Every computer-use agent I've tried has the same problem -- it takes over your screen. The agent needs to click, type, scroll, and while it does that, you watch. Your foreground app loses focus, windows shuffle around, and you can't do anything until it's done.
Codex does something different. It operates in the background -- your editor stays focused, your cursor stays put, and the agent works in a window you're not looking at. That turns computer use from "sit and wait" into something that runs alongside your actual work.
I wanted to understand how this works on macOS, so I wrote ghostpoke -- a small proof-of-concept that reproduces the same behavior. Full credit to the Codex team for the approach.
Why focus-stealing is the default
On macOS, input events flow through a central window server. When you click a window, the window server does two things: activates that window (bringing it to focus), then delivers the click. These two steps are coupled by design -- macOS assumes that if you're interacting with a window, you want it in front.
Any tool that sends events through the normal path will activate the target window as a side effect. There's no "click here but don't change focus" option in the standard APIs.
The key: CGEventPostToPid
macOS has a lower-level function that most automation tools ignore: CGEventPostToPid.

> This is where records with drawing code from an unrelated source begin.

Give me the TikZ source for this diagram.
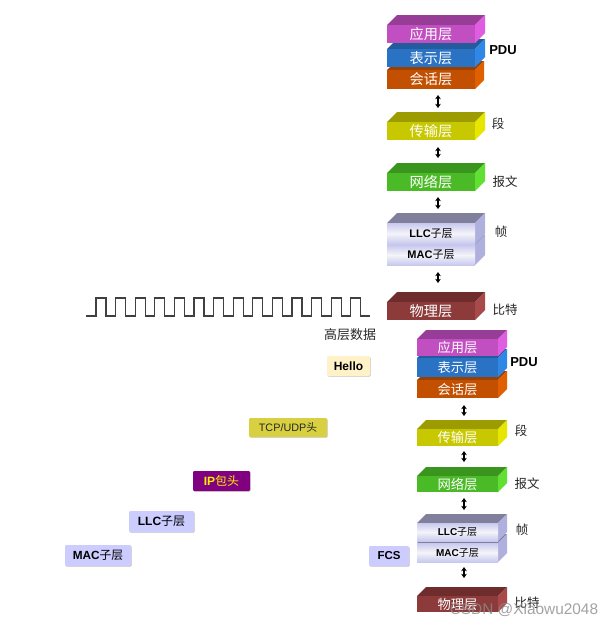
\documentclass[tikz,border=0pt]{standalone}
\usepackage{fontspec}
\setmainfont{Liberation Sans}
\newfontfamily\zh{Noto Sans CJK SC}
\usetikzlibrary{arrows.meta,shadows}
\newcommand{\fs}[1]{\fontsize{#1}{#1}\selectfont}
\definecolor{appT}{HTML}{973C97}\definecolor{appF}{HTML}{C24FC2}\definecolor{appS}{HTML}{E05CE0}
\definecolor{preT}{HTML}{225C9C}\definecolor{preF}{HTML}{2A72C4}\definecolor{preS}{HTML}{3088E6}
\definecolor{sesT}{HTML}{9C4000}\definecolor{sesF}{HTML}{C25000}\definecolor{sesS}{HTML}{E06000}
\definecolor{traT}{HTML}{9C9C00}\definecolor{traF}{HTML}{C8C800}\definecolor{traS}{HTML}{E6E600}
\definecolor{netT}{HTML}{3A951E}\definecolor{netF}{HTML}{4ABA26}\definecolor{netS}{HTML}{60E030}
\definecolor{dllT}{HTML}{80809C}\definecolor{dllE}{HTML}{C8C8EE}\definecolor{dllM}{HTML}{F4F4FA}\definecolor{dllS}{HTML}{B0B0DE}
\definecolor{phyT}{HTML}{6E2C2C}\definecolor{phyF}{HTML}{8C3A3A}\definecolor{phyS}{HTML}{A84A4A}
\definecolor{helloC}{HTML}{FFF2C8}\definecolor{tcpC}{HTML}{D8D040}\definecolor{ipC}{HTML}{800080}\definecolor{subC}{HTML}{CCCCFF}
\tikzset{
  slabface/.style={inner sep=0pt,outer sep=0pt,anchor=north west,text=white},
  appK/.style={fill=appF},preK/.style={fill=preF},sesK/.style={fill=sesF},
  traK/.style={fill=traF},netK/.style={fill=netF},phyK/.style={fill=phyF},
  dllK/.style={top color=dllE,bottom color=dllE,middle color=dllM,text=black},
  updown/.style={{Stealth[length=4.2pt,width=5.6pt]}-{Stealth[length=4.2pt,width=5.6pt]},line width=1.2pt,black},
  sidelabel/.style={inner sep=0pt,font=\zh\fs{12.5},text=black!85},
  pdulabel/.style={inner sep=0pt,font=\bfseries\fs{13},text=black},
  tagbox/.style={inner sep=0pt,outer sep=0pt,rounded corners=1.2pt,anchor=north west,
    drop shadow={shadow xshift=0.6pt,shadow yshift=-0.7pt,fill=black,opacity=.25}},
  wave/.style={line width=1.1pt,draw=black!75,line join=miter},
  mark text/.style={inner sep=0pt,text=black!45,opacity=.8,font=\fs{15.4}}
}
% name, left, top of front, right of front, bottom of front, depth, colour key, text
\newcommand{\slab}[8]{%
  \fill[#7T] (#2,#3) -- (#2+#6,#3-#6) -- (#4+#6,#3-#6) -- (#4,#3) -- cycle;
  \fill[#7S] (#4,#3) -- (#4+#6,#3-#6) -- (#4+#6,#5-#6) -- (#4,#5) -- cycle;
  \node[slabface,#7K,minimum width={(#4-#2)*1pt},minimum height={(#5-#3)*1pt}] (#1) at (#2,#3) {\raisebox{-1pt}{#8}};
}
\newcommand{\link}[5]{\draw[updown,shorten <=#4pt,shorten >=#5pt] ([xshift=#3pt]#1.south) -- ([xshift=#3pt]#2.north);}
\newcommand{\tagnode}[8]{\node[tagbox,fill=#6,text=#7,minimum width={(#4-#2)*1pt},minimum height={(#5-#3)*1pt}] (#1) at (#2,#3) {#8};}
\begin{document}
\begin{tikzpicture}[x=1pt,y=-1pt]
\useasboundingbox (0,0) rectangle (614,625);
\fill[white] (0,0) rectangle (614,625);
% upper stack
\slab{sesA}{387}{70}{475}{89}{9}{ses}{\zh\fs{14.2}会话层}
\slab{preA}{387}{49}{475}{67}{10}{pre}{\zh\fs{14.2}表示层}
\slab{appA}{387}{25}{475}{43}{10}{app}{\zh\fs{14.2}应用层}
\slab{traA}{387}{122}{475}{140}{10}{tra}{\zh\fs{14.2}传输层}
\slab{netA}{387}{173}{475}{191}{10}{net}{\zh\fs{14.2}网络层}
\slab{macA}{387}{245}{475}{265}{10}{dll}{\fs{11}\textbf{MAC}{\zh 子层}}
\slab{llcA}{387}{223}{475}{244}{10}{dll}{\fs{11}\textbf{LLC}{\zh 子层}}
\slab{phyA}{387}{302}{475}{320}{10}{phy}{\zh\fs{14.2}物理层}
\link{sesA}{traA}{7}{6}{14}
\link{traA}{netA}{7}{7}{15}
\link{netA}{llcA}{7}{6}{14}
\link{macA}{phyA}{7}{7}{19}
\node[pdulabel] (pduA) at (503,50) {PDU};
\node[sidelabel] (segA) at (498,124) {段};
\node[sidelabel] (pktA) at (505,182) {报文};
\node[sidelabel] (frmA) at (501,232) {帧};
\node[sidelabel] (bitA) at (505,310) {比特};
% signal
\draw[wave] (86,316) -- (96,316)
  \foreach \k in {0,...,13} { -- ({96+19.6*\k},298) -- ({106+19.6*\k},298) -- ({106+19.6*\k},316) -- ({115.6+19.6*\k},316)};
\node[inner sep=0pt,font=\zh\fs{13},text=black!85] (hdata) at (350,335) {高层数据};
% lower stack
\slab{sesB}{417}{380}{498}{398}{9}{ses}{\zh\fs{13.3}会话层}
\slab{preB}{417}{358}{498}{377}{9}{pre}{\zh\fs{13.3}表示层}
\slab{appB}{417}{339}{498}{356}{9}{app}{\zh\fs{13.3}应用层}
\slab{traB}{417}{429}{498}{446}{9}{tra}{\zh\fs{13.3}传输层}
\slab{netB}{417}{476}{498}{492}{9}{net}{\zh\fs{13.3}网络层}
\slab{macB}{417}{543}{498}{562}{9}{dll}{\fs{10}\textbf{MAC}{\zh 子层}}
\slab{llcB}{417}{523}{498}{541}{9}{dll}{\fs{10}\textbf{LLC}{\zh 子层}}
\slab{phyB}{417}{596}{498}{612}{9}{phy}{\zh\fs{13.3}物理层}
\link{sesB}{traB}{6.5}{7}{13}
\link{traB}{netB}{6.5}{5}{14}
\link{netB}{llcB}{6.5}{6}{13}
\link{macB}{phyB}{6.5}{5}{18}
\node[pdulabel] (pduB) at (524,362) {PDU};
\node[sidelabel] (segB) at (521,431) {段};
\node[sidelabel] (pktB) at (527,484) {报文};
\node[sidelabel] (frmB) at (522,530) {帧};
\node[sidelabel] (bitB) at (527,603) {比特};
% headers
\tagnode{hello}{327}{356}{370}{376}{helloC}{black}{\fs{12}\textbf{Hello}}
\tagnode{tcp}{249}{418}{327}{437}{tcpC}{black!85}{\fs{10.8}TCP/UDP{\zh 头}}
\tagnode{ip}{193}{471}{250}{491}{ipC}{yellow}{\fs{12}\textbf{IP}{\zh 包头}}
\tagnode{llcT}{129}{511}{194}{532}{subC}{black}{\fs{12}\textbf{LLC}{\zh 子层}}
\tagnode{macT}{65}{545}{131}{566}{subC}{black}{\fs{11.8}\textbf{MAC}{\zh 子层}}
\tagnode{fcs}{369}{546}{409}{566}{subC}{black}{\fs{11.5}\textbf{FCS}}
% watermark
\node[mark text] (wm) at (524,610) {CSDN @Xiaowu2048};
\end{tikzpicture}
\end{document}
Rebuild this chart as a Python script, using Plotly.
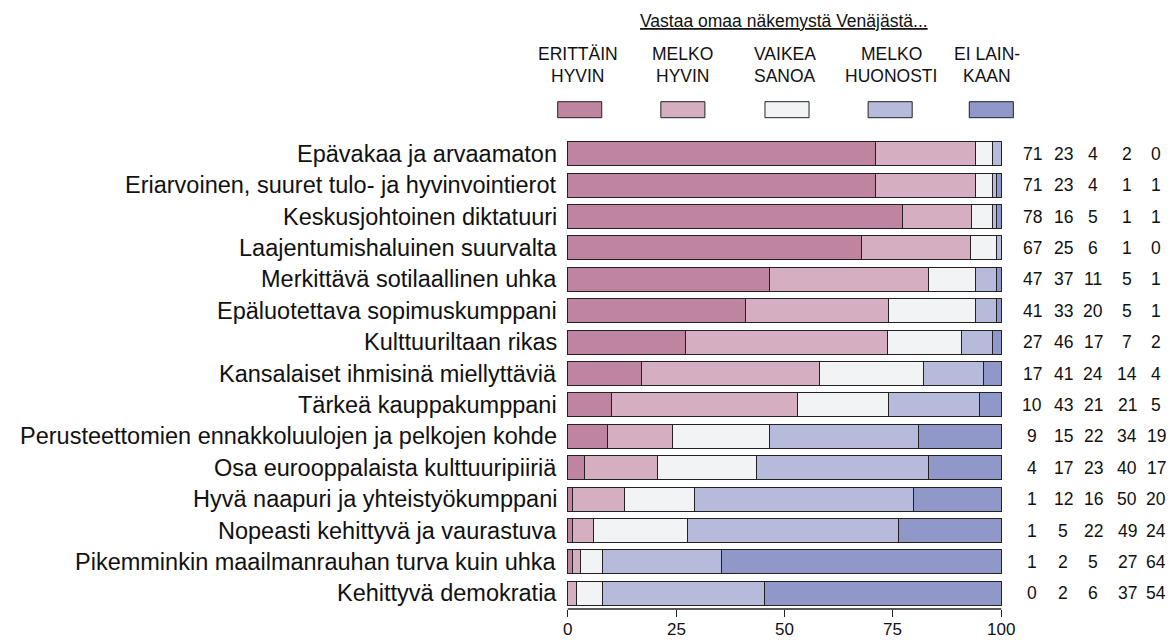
import plotly.graph_objects as go

categories = [
    "Epävakaa ja arvaamaton",
    "Eriarvoinen, suuret tulo- ja hyvinvointierot",
    "Keskusjohtoinen diktatuuri",
    "Laajentumishaluinen suurvalta",
    "Merkittävä sotilaallinen uhka",
    "Epäluotettava sopimuskumppani",
    "Kulttuuriltaan rikas",
    "Kansalaiset ihmisinä miellyttäviä",
    "Tärkeä kauppakumppani",
    "Perusteettomien ennakkoluulojen ja pelkojen kohde",
    "Osa eurooppalaista kulttuuripiiriä",
    "Hyvä naapuri ja yhteistyökumppani",
    "Nopeasti kehittyvä ja vaurastuva",
    "Pikemminkin maailmanrauhan turva kuin uhka",
    "Kehittyvä demokratia",
]
erittain_hyvin = [71, 71, 78, 67, 47, 41, 27, 17, 10, 9, 4, 1, 1, 1, 0]
melko_hyvin = [23, 23, 16, 25, 37, 33, 46, 41, 43, 15, 17, 12, 5, 2, 2]
vaikea_sanoa = [4, 4, 5, 6, 11, 20, 17, 24, 21, 22, 23, 16, 22, 5, 6]
melko_huonosti = [2, 1, 1, 1, 5, 5, 7, 14, 21, 34, 40, 50, 49, 27, 37]
ei_lainkaan = [0, 1, 1, 0, 1, 1, 2, 4, 5, 19, 17, 20, 24, 64, 54]

series_names = ["ERITTÄIN HYVIN", "MELKO HYVIN", "VAIKEA SANOA", "MELKO HUONOSTI", "EI LAINKAAN"]
legend_line1 = ["ERITTÄIN", "MELKO", "VAIKEA", "MELKO", "EI LAIN-"]
legend_line2 = ["HYVIN", "HYVIN", "SANOA", "HUONOSTI", "KAAN"]
legend_title = "Vastaa omaa näkemystä Venäjästä..."
x_ticks = [0, 25, 50, 75, 100]
colors = ["#BE84A0", "#D5AEC2", "#F2F3F5", "#B6BADB", "#8F98C9"]

series = [erittain_hyvin, melko_hyvin, vaikea_sanoa, melko_huonosti, ei_lainkaan]
totals = [sum(v) for v in zip(*series)]

FONT = "Liberation Sans, Arial, sans-serif"
OUT = "#222222"

fig = go.Figure()
for name, vals, col in zip(series_names, series, colors):
    fig.add_trace(go.Bar(
        y=categories,
        x=[100.0 * v / t for v, t in zip(vals, totals)],
        orientation="h",
        name=name,
        marker=dict(color=col, line=dict(color=OUT, width=1)),
        width=0.76,
        showlegend=False,
        hoverinfo="skip",
    ))

# Plot area geometry (pixels)
L, R, T, B = 566.3, 1002.7, 138.3, 609.3
W, H = 1170, 640


def px(xp):
    return (xp - L) / (R - L)


def py(yp):
    return (B - yp) / (B - T)


annotations = []
# category labels
for c in categories:
    annotations.append(dict(x=0, y=c, xref="x", yref="y", text=c, showarrow=False,
                            xanchor="right", xshift=-9,
                            font=dict(family=FONT, size=23.5, color="#111111")))
# value columns
col_shift = [31, 62, 92, 126, 155]
for vals, sh in zip(series, col_shift):
    for c, v in zip(categories, vals):
        annotations.append(dict(x=100, y=c, xref="x", yref="y", text=str(v), showarrow=False,
                                xanchor="center", xshift=sh,
                                font=dict(family=FONT, size=17.5, color="#111111")))
# x tick labels
for t in x_ticks:
    annotations.append(dict(x=t, y=py(630), xref="x", yref="paper", text=str(t),
                            showarrow=False, xanchor="center", yanchor="middle",
                            font=dict(family=FONT, size=17, color="#111111")))

# legend
sw_centers = [580, 683, 787, 890, 991]
lab_centers = [578, 683, 785, 891, 987]
annotations.append(dict(x=px(784), y=py(21), xref="paper", yref="paper",
                        text="<u>" + legend_title + "</u>", showarrow=False,
                        xanchor="center", yanchor="middle",
                        font=dict(family=FONT, size=17.5, color="#111111")))
shapes = []
for cx, lx, l1, l2, col in zip(sw_centers, lab_centers, legend_line1, legend_line2, colors):
    annotations.append(dict(x=px(lx), y=py(54), xref="paper", yref="paper", text=l1,
                            showarrow=False, xanchor="center", yanchor="middle",
                            font=dict(family=FONT, size=17.5, color="#111111")))
    annotations.append(dict(x=px(lx), y=py(76), xref="paper", yref="paper", text=l2,
                            showarrow=False, xanchor="center", yanchor="middle",
                            font=dict(family=FONT, size=17.5, color="#111111")))
    shapes.append(dict(type="rect", xref="paper", yref="paper",
                       x0=px(cx - 22), x1=px(cx + 22), y0=py(118), y1=py(102),
                       fillcolor=col, line=dict(color=OUT, width=1)))

# axis line
shapes.append(dict(type="line", xref="x", yref="paper", x0=0, x1=100, y0=0, y1=0,
                   line=dict(color=OUT, width=1.5)))

fig.update_layout(
    width=W, height=H,
    margin=dict(l=L, r=W - R, t=T, b=H - B, pad=0, autoexpand=False),
    barmode="stack",
    plot_bgcolor="white", paper_bgcolor="white",
    xaxis=dict(range=[-0.4, 100.4], tickvals=x_ticks, showticklabels=False,
               ticks="outside", ticklen=7, tickwidth=1, tickcolor=OUT,
               showline=False, showgrid=False, zeroline=False, automargin=False,
               fixedrange=True),
    yaxis=dict(categoryorder="array", categoryarray=categories, range=[14.5, -0.5],
               showticklabels=False, ticks="", showgrid=False, zeroline=False,
               showline=False, fixedrange=True, automargin=False),
    annotations=annotations,
    shapes=shapes,
    bargap=0.2,
)

fig.write_html("out.html", config={"displayModeBar": False},
               post_script="document.body.style.margin='0';document.body.style.overflow='hidden';")
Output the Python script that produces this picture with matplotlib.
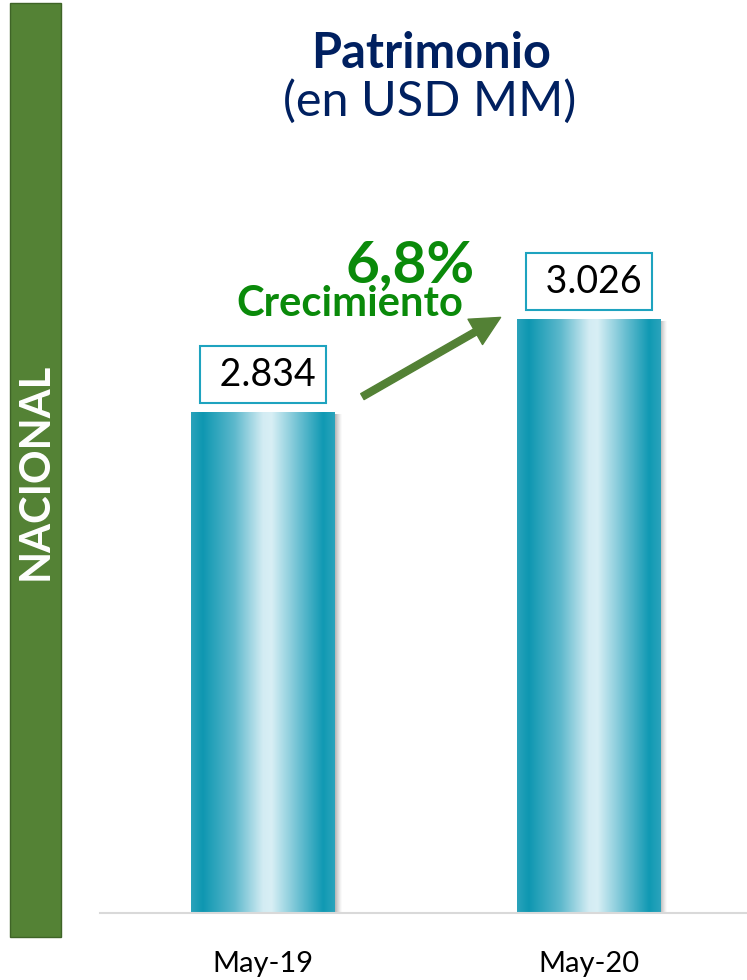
import numpy as np
import matplotlib
matplotlib.use("Agg")
import matplotlib.pyplot as plt
from matplotlib.colors import LinearSegmentedColormap
from matplotlib.patches import Rectangle, FancyArrowPatch

categories = ["May-19", "May-20"]
values = [2834, 3026]
value_labels = ["2.834", "3.026"]
growth_label = "6,8%"
growth_text = "Crecimiento"
side_label = "NACIONAL"
title_main = "Patrimonio"
title_sub = "(en USD MM)"

plt.rcParams['font.family'] = ['Lato', 'DejaVu Sans']

W, H = 747, 980
fig = plt.figure(figsize=(W / 100, H / 100), dpi=100)
fig.patch.set_facecolor("white")

# axes: x 100..747 px, baseline y=913, top y=100
ax = fig.add_axes([100 / W, (H - 913) / H, 647 / W, (913 - 100) / H])
ymin = 1800
ymax = ymin + 813 / 0.4845
ax.set_xlim(-0.5, 1.485)
ax.set_ylim(ymin, ymax)
for s in ["top", "right", "left"]:
    ax.spines[s].set_visible(False)
ax.spines["bottom"].set_color("#d9d9d9")
ax.spines["bottom"].set_linewidth(1.5)
ax.set_yticks([])
ax.set_xticks(range(len(categories)))
ax.set_xticklabels(categories, fontsize=21, color="#000000")
ax.tick_params(axis="x", length=0, pad=27)

cmap = LinearSegmentedColormap.from_list(
    "cyl", [(0.0, "#2aa3bb"), (0.08, "#0e97b1"), (0.3, "#5cb8cc"),
            (0.5, "#d3ecf3"), (0.56, "#d8eff5"), (0.75, "#6cc0d2"),
            (0.92, "#1099b3"), (1.0, "#2ba4bc")])
grad = np.linspace(0, 1, 256).reshape(1, -1)
shadow_cmap = LinearSegmentedColormap.from_list(
    "sh", [(0, (0.45, 0.45, 0.45, 0.55)), (1, (0.6, 0.6, 0.6, 0.0))])
bw = 0.439
for i, v in enumerate(values):
    # soft shadow on the right side
    ax.imshow(grad, extent=[i + bw / 2, i + bw / 2 + 0.02, ymin, v - 6],
              aspect="auto", cmap=shadow_cmap, zorder=1.5)
    ax.imshow(grad, extent=[i - bw / 2, i + bw / 2, ymin, v], aspect="auto",
              cmap=cmap, zorder=2, interpolation="bicubic")
    ax.annotate(" " + value_labels[i], xy=(i, v), xytext=(0, 27),
                textcoords="offset points", ha="center", va="center",
                fontsize=27, color="black", zorder=5,
                bbox=dict(boxstyle="square,pad=0.27", facecolor="white",
                          edgecolor="#1ea3bf", linewidth=1.5))
ax.set_xlim(-0.5, 1.485)
ax.set_ylim(ymin, ymax)

# left green band
fig.add_artist(Rectangle((10 / W, (H - 937) / H), 51 / W, 934 / H,
                         transform=fig.transFigure, facecolor="#548235",
                         edgecolor="#3f6427", linewidth=1))
fig.text(36 / W, 1 - 471 / H, side_label, rotation=90, ha="center", va="center",
         color="white", fontsize=30, fontweight="bold")

# titles
fig.text(431 / W, 1 - 54 / H, title_main, ha="center", va="center",
         color="#002060", fontsize=35, fontweight="bold")
fig.text(430 / W, 1 - 101 / H, title_sub, ha="center", va="center",
         color="#002060", fontsize=35)

# growth annotation
fig.text(410 / W, 1 - 283 / H, growth_label, ha="center", va="baseline",
         color="#0a8a0a", fontsize=42, fontweight="bold")
fig.text(350 / W, 1 - 316 / H, growth_text, ha="center", va="baseline",
         color="#0a8a0a", fontsize=30, fontweight="bold")
arrow = FancyArrowPatch((360 / W, 1 - 398 / H), (503 / W, 1 - 316 / H),
                        transform=fig.transFigure,
                        arrowstyle="simple,head_length=1.5,head_width=1.5,tail_width=0.35",
                        mutation_scale=14, color="#538135")
fig.add_artist(arrow)

fig.savefig("out.png", dpi=100)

Instead of posting events to the window server (which manages focus), it posts directly to a process by PID. The event goes straight into the target app's responder chain, bypassing focus management entirely.
The challenge is constructing the event correctly -- a bare CGEvent doesn't carry enough routing context for the target app to know which window it's for. Here's the essential flow, simplified:
find target window by app name
-> get window number, PID, and screen position
create NSEvent(type, screen_point, window_number)
-> gives us an event bound to a specific window
convert to CGEvent
-> set WINDOW_UNDER_MOUSE = window_number
-> set WINDOW_CAN_HANDLE_EVENT = window_number
-> set location = screen_point
CGEventPostToPid(pid, cg_event)
-> delivered directly to process, no focus change
That last line is the whole point. The event reaches NSWindow.sendEvent() without touching the window server's activation logic. The foreground app never knows anything happened.
This works for click, key, and drag -- three of the five input types an agent needs.
Chromium's exception
The remaining two -- mouse move and scroll -- get silently dropped by Chromium when the app is in the background. Chromium registers tracking areas with NSTrackingActiveInActiveApp, so macOS only delivers mouse-move events to the frontmost app. Scroll events are routed by physical cursor position, which won't be over the background window.
The workaround: Chrome DevTools Protocol. Input.dispatchMouseEvent injects events directly into the Blink rendering pipeline, bypassing AppKit entirely.
Demo
Here's ghostpoke running all five event types -- click, key, scroll, drag, and move -- against a background Electron app while TextEdit stays in focus the entire time.
What's next
I'm planning to bring this into sanqian so the agent can operate apps in the background without interrupting your work.